Bias in claims data with respect to disease status is a problem for health services researchers, because we often rely on administrative claims (billing data) to measure disease status for large cohorts. Misclassification bias may alter the prevalence of given conditions–which is especially problematic for epidemiology and comparative effectiveness research. It may even alter the relationships between diseases and outcomes, leading to a bias toward or away from [PDF] the null hypothesis. In a new study published ahead of print in Medical Care, Dr. Carl van Walraven, of the Ottawa Hospital Research Institute, tested two methods of addressing misclassification bias in claims data and found that bootstrap imputation (BI) substantially outperformed quantitative bias analysis (QBA).
Dr. van Walraven used serum creatinine measures for a sample of hospital patients admitted between 2002-2008 to determine whether they had severe renal failure during their stay. This allowed other methods for determining disease status–ICD codes, QBA, and BI–to be tested against a clinical standard. Both the prevalence of severe renal failure and its association with patient-level covariates were tested.
Using International Classification of Diseases, or ICD, codes is a standard method to determine disease status in health services research. Codes have varying sensitivity and specificity when compared to clinical indicators.
Quantitative bias analysis, or QBA, uses previously estimated sensitivity and specificity of the ICD codes to remove misclassification bias by calculating how many patients would be in each disease-covariate category in the absence of bias. QBA only reduces bias if the parameters are perfectly accurate and generally produces invalid results (negative numbers) some of the time.

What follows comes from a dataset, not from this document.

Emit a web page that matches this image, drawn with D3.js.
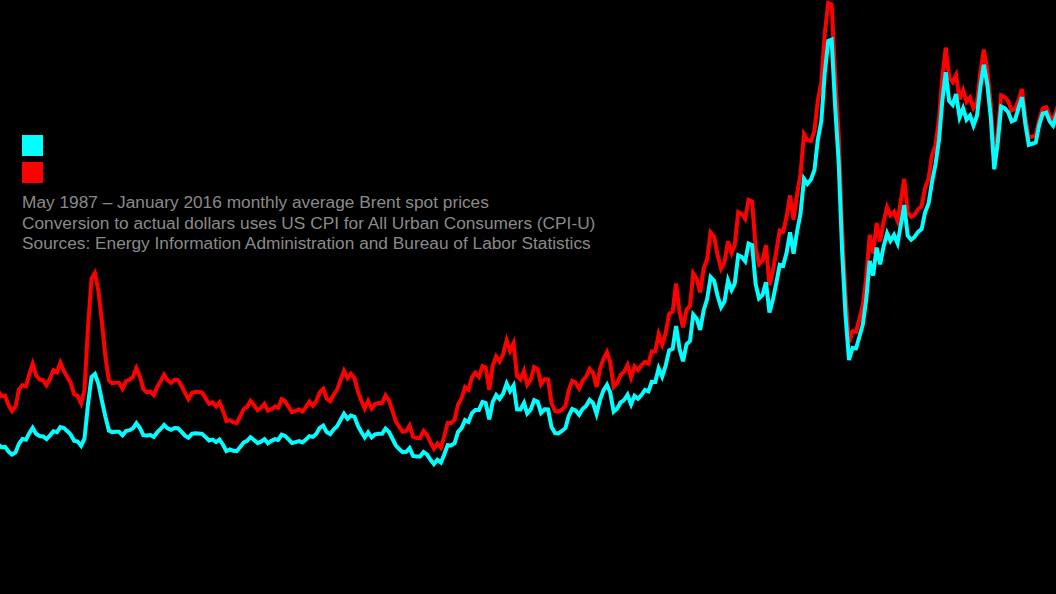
<!DOCTYPE html>
<html>
<head>
<meta charset="utf-8">
<script src="https://cdn.jsdelivr.net/npm/d3@7"></script>
<style>
  html, body { margin: 0; padding: 0; background: #000; overflow: hidden; }
  svg { display: block; }
  .note { font-family: "Liberation Sans", Arial, sans-serif; font-size: 17.3px; fill: #8a8a8a; }
  .legend-label { font-family: "Liberation Sans", Arial, sans-serif; font-size: 17.3px; fill: #000; }
</style>
</head>
<body>
<div id="chart"></div>
<script>
// Brent spot, monthly average, May 1987 .. January 2016 (US$ per barrel)
const startMonth = new Date(1987, 4, 1);
const endMonth = new Date(2016, 0, 1);

const nominal = [
  18.58, 18.86, 19.86, 18.98, 18.31, 18.76, 18.67, 17.42,
  16.75, 15.72, 14.73, 16.6, 16.31, 15.49, 14.71, 14.79, 13.44, 12.57, 13.19, 15.68,
  17.11, 16.9, 18.7, 20.32, 18.59, 17.95, 17.83, 17.05, 18.13, 19.34, 19.05, 20.52,
  20.26, 19.31, 18.41, 16.56, 16.33, 15.09, 17.19, 27.17, 35.04, 35.9, 33.06, 28.23,
  23.56, 19.54, 19.08, 19.18, 19.19, 18.17, 19.41, 19.64, 20.17, 21.63, 20.25, 18.2,
  18.13, 18.22, 17.67, 18.99, 19.99, 21.16, 20.18, 19.72, 20.27, 20.2, 19.16, 18.05,
  17.44, 18.56, 18.72, 18.69, 18.58, 17.62, 16.66, 16.9, 16.18, 16.91, 15.42, 13.57,
  14.04, 13.67, 13.54, 14.73, 16.07, 16.53, 17.59, 16.81, 15.9, 16.31, 17.04, 15.83,
  16.55, 17.02, 16.81, 18.36, 17.98, 16.95, 15.93, 16.18, 16.47, 16.09, 16.92, 17.91,
  17.69, 18.59, 20.29, 20.94, 19.08, 18.51, 19.83, 20.74, 22.65, 24.39, 22.96, 23.87,
  23.53, 20.86, 19.17, 17.54, 19.01, 17.55, 18.41, 18.61, 18.6, 20.09, 19.11, 17.15,
  15.18, 14.11, 13.24, 13.37, 14.43, 12.15, 12.0, 12.0, 13.33, 12.62, 11.05, 9.82,
  11.08, 10.27, 12.51, 15.29, 15.23, 15.86, 19.08, 20.22, 22.54, 22.01, 24.59, 25.5,
  25.51, 27.78, 27.49, 22.76, 27.74, 29.8, 28.68, 30.2, 33.14, 30.96, 32.55, 25.66,
  25.62, 27.5, 24.5, 25.66, 28.31, 27.85, 24.61, 25.68, 25.62, 20.54, 18.8, 18.71,
  19.42, 20.28, 23.7, 25.73, 25.35, 24.08, 25.74, 26.65, 28.4, 27.54, 24.34, 28.33,
  31.18, 32.77, 30.61, 25.0, 25.86, 27.65, 28.35, 29.89, 27.11, 29.61, 28.75, 29.81,
  31.28, 30.86, 33.63, 33.59, 37.57, 35.18, 38.22, 42.74, 43.2, 49.78, 43.11, 39.6,
  44.51, 45.48, 53.1, 51.88, 48.65, 54.35, 57.52, 63.98, 62.91, 58.54, 55.24, 56.86,
  62.99, 60.21, 62.06, 70.26, 69.78, 68.56, 73.67, 73.23, 61.96, 57.81, 58.76, 62.47,
  53.68, 57.56, 62.05, 67.49, 67.21, 71.05, 76.93, 70.76, 77.17, 82.34, 92.41, 90.93,
  92.18, 94.99, 103.64, 109.07, 122.8, 132.32, 132.72, 113.24, 97.23, 71.58, 52.45, 39.95,
  43.44, 43.32, 46.54, 50.18, 57.3, 68.61, 64.44, 72.51, 67.65, 72.77, 76.66, 74.46,
  76.17, 73.75, 78.83, 84.82, 75.95, 74.76, 75.58, 77.04, 77.84, 82.67, 85.28, 91.45,
  96.52, 103.72, 114.64, 123.26, 114.99, 113.83, 116.97, 110.22, 112.83, 109.55, 110.77, 107.87,
  110.69, 119.33, 125.45, 119.75, 110.34, 95.16, 102.62, 113.36, 112.86, 111.71, 109.06, 109.49,
  112.96, 116.05, 108.47, 102.25, 102.56, 102.92, 107.93, 111.28, 111.6, 109.08, 107.79, 110.76,
  108.12, 108.9, 107.48, 107.76, 109.54, 111.8, 106.77, 101.61, 97.09, 87.43, 79.44, 62.34,
  47.76, 58.1, 55.89, 59.52, 64.08, 61.48, 56.56, 46.52, 47.62, 48.43, 44.27, 38.01,
  30.7,
];

// same months, in January 2016 dollars
const real = [
  38.7, 39.3, 41.4, 39.6, 38.2, 39.1, 38.9, 36.3,
  33.6, 31.5, 29.5, 33.2, 32.7, 31.0, 29.5, 29.6, 26.9, 25.2, 26.4, 31.4,
  32.7, 32.3, 35.7, 38.8, 35.5, 34.3, 34.1, 32.6, 34.6, 37.0, 36.4, 39.2,
  36.7, 35.0, 33.4, 30.0, 29.6, 27.4, 31.2, 49.3, 63.5, 65.1, 59.9, 51.2,
  41.0, 34.0, 33.2, 33.4, 33.4, 31.6, 33.8, 34.2, 35.1, 37.6, 35.2, 31.6,
  30.6, 30.8, 29.8, 32.1, 33.8, 35.7, 34.1, 33.3, 34.2, 34.1, 32.4, 30.5,
  28.6, 30.4, 30.7, 30.7, 30.5, 28.9, 27.3, 27.7, 26.5, 27.7, 25.3, 22.3,
  22.5, 21.9, 21.7, 23.6, 25.7, 26.4, 28.1, 26.9, 25.4, 26.1, 27.2, 25.3,
  25.7, 26.5, 26.1, 28.6, 28.0, 26.4, 24.8, 25.2, 25.6, 25.0, 26.3, 27.9,
  26.7, 28.1, 30.6, 31.6, 28.8, 28.0, 29.9, 31.3, 34.2, 36.8, 34.7, 36.0,
  34.7, 30.8, 28.3, 25.9, 28.1, 25.9, 27.2, 27.5, 27.5, 29.7, 28.2, 25.3,
  22.1, 20.5, 19.2, 19.4, 21.0, 17.7, 17.4, 17.4, 19.4, 18.3, 16.1, 14.3,
  15.8, 14.6, 17.8, 21.7, 21.7, 22.6, 27.1, 28.8, 32.1, 31.3, 35.0, 36.3,
  35.1, 38.2, 37.8, 31.3, 38.2, 41.0, 39.5, 41.6, 45.6, 42.6, 44.8, 35.3,
  34.3, 36.8, 32.8, 34.3, 37.9, 37.3, 32.9, 34.4, 34.3, 27.5, 25.2, 25.0,
  25.6, 26.7, 31.2, 33.9, 33.4, 31.7, 33.9, 35.1, 37.4, 36.3, 32.1, 37.3,
  40.2, 42.2, 39.4, 32.2, 33.3, 35.6, 36.5, 38.5, 34.9, 38.1, 37.0, 38.4,
  39.4, 38.9, 42.4, 42.4, 47.4, 44.4, 47.7, 53.3, 53.9, 62.1, 53.8, 49.4,
  54.5, 55.7, 65.0, 63.5, 59.5, 66.5, 69.1, 76.9, 75.6, 70.4, 66.4, 68.3,
  74.3, 71.0, 73.2, 82.8, 82.3, 80.8, 86.3, 85.8, 72.6, 67.7, 68.8, 73.2,
  61.6, 66.0, 71.2, 77.4, 77.1, 81.5, 87.6, 80.6, 87.9, 93.8, 105.3, 103.6,
  103.4, 106.3, 114.9, 120.3, 134.3, 143.3, 142.9, 122.4, 105.3, 78.3, 58.5, 45.0,
  48.2, 48.1, 51.7, 55.7, 63.6, 76.2, 70.8, 79.6, 74.3, 79.9, 84.2, 81.8,
  82.9, 80.3, 85.8, 92.4, 82.7, 81.4, 82.0, 83.6, 84.5, 89.7, 92.5, 99.2,
  102.1, 109.7, 121.3, 130.4, 121.7, 120.4, 122.5, 115.4, 118.1, 114.7, 116.0, 112.9,
  114.6, 123.5, 129.8, 123.9, 114.2, 98.5, 105.6, 116.6, 116.1, 114.9, 112.2, 112.7,
  115.2, 118.4, 110.6, 104.3, 104.6, 105.0, 109.4, 112.8, 113.2, 110.6, 109.3, 112.3,
  108.3, 109.1, 107.7, 108.0, 109.8, 112.0, 107.0, 101.8, 97.3, 87.6, 79.6, 62.9,
  48.4, 58.7, 56.2, 59.7, 64.0, 61.2, 56.3, 46.3, 47.5, 48.3, 44.3, 38.1,
  30.7,
];

const seriesNames = ["real", "nominal"];
const seriesColors = { nominal: "#00ffff", real: "#ff0000" };
const legendLabels = ["Nominal price", "Real price (January 2016 dollars)"];
const notes = [
  "May 1987 \u2013 January 2016 monthly average Brent spot prices",
  "Conversion to actual dollars uses US CPI for All Urban Consumers (CPI-U)",
  "Sources: Energy Information Administration and Bureau of Labor Statistics",
];

const width = 1056;
const height = 594;
const strokeWidth = 4;

const months = d3.timeMonth.range(startMonth, d3.timeMonth.offset(endMonth, 1));
const rows = months.map((m, i) => ({ date: m, nominal: nominal[i], real: real[i] }));

// plot area is wider than the window, only part of it is in view
const x = d3.scaleTime().domain([startMonth, endMonth]).range([-47, 1143]);
const y = d3.scaleLinear().domain([0, 140]).range([498, 498 - 140 * 3.454]);

const svg = d3
  .select("#chart")
  .append("svg")
  .attr("width", width)
  .attr("height", height)
  .attr("viewBox", [0, 0, width, height]);

svg.append("rect").attr("width", width).attr("height", height).attr("fill", "#000");

const gLines = svg.append("g").attr("class", "lines-g");
seriesNames.forEach((key) => {
  const line = d3
    .line()
    .x((d) => x(d.date))
    .y((d) => y(d[key]));
  gLines
    .append("path")
    .datum(rows)
    .attr("class", `line-path ${key}`)
    .attr("fill", "none")
    .attr("stroke", seriesColors[key])
    .attr("stroke-width", strokeWidth)
    .attr("stroke-linejoin", "miter")
    .attr("d", line);
});

const legend = svg.append("g").attr("class", "legend");
["nominal", "real"].forEach((key, i) => {
  legend
    .append("rect")
    .attr("x", 22)
    .attr("y", 135 + i * 27)
    .attr("width", 21)
    .attr("height", 21)
    .attr("fill", seriesColors[key]);
  legend
    .append("text")
    .attr("class", "legend-label")
    .attr("x", 52)
    .attr("y", 151 + i * 27)
    .text(legendLabels[i]);
});

svg
  .append("g")
  .attr("class", "notes")
  .selectAll("text")
  .data(notes)
  .join("text")
  .attr("class", "note")
  .attr("x", 22)
  .attr("y", (d, i) => 208 + i * 20.5)
  .text((d) => d);
</script>
</body>
</html>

Bootstrap imputation (BI) consists of drawing many samples from the original cohort and imputing disease status for each patient based on a disease probability estimate. There are a few different ways to estimate the disease probability under BI:
- The Positive Predictive Model returns the probability of severe renal failure as a function of the model’s covariates (all available from hospital discharge data) in patients coded (ICD) with the disease.
- The Severe Renal Failure model predicts the probability of severe renal failure in all patients, also using hospital discharge data, with a model validated in an earlier study.
The median prevalence of severe renal failure, based on 86 patient strata, was around 7.3% to 8.7%, with BI being closest to the clinical gold standard. Looking at the percent of estimates within 95% CI of the true value shows an even clearer picture:
- ICD codes: 13.8% (IQR 7.4%-23.1%)
- ICD codes adjusted with QBA: 14.1% (IQR 7.3%-23.8%)
- BI
- Using unadjusted predictive values: 59.3% (IQR 48.2%-69.8%)
- Using Positive Predictive Value model: 64% (52.9%-74%)
- Using Severe Renal Failure model: 94.2% (87%-98.1%)
Using QBA was hardly better than just the ICD codes and produced invalid estimates in some cases. Using BI performed much better; however, it is potentially more difficult to implement.
The same general pattern held true when examining the association of severe renal failure with covariates, with one notable exception–QBA actually increased bias more than using ICD codes alone.
When examining the association of severe renal failure with covariates, using ICD codes moved the odds ratios away from the null in most cases. QBA actually increased bias compared to using ICD codes alone. BI models using unadjusted values and PPV performed better than QBA, but not better than ICD codes. Using the BI Severe Renal Failure Model produced the best results.
These results are helpful in giving researchers more information about the use of administrative data when studying severe renal failure and should at least provide food for thought when studying other conditions in the hospital setting. However, we do not know whether these results hold true for other codes/conditions, and more work would be helpful to clarify this point.
The drive toward Big Data includes leveraging existing healthcare data, such as claims and EHRs, and should increase our attention on validity to avoid biased analyses. Testing different methods of correction and enhancing our understanding of how bias may alter results is critically important.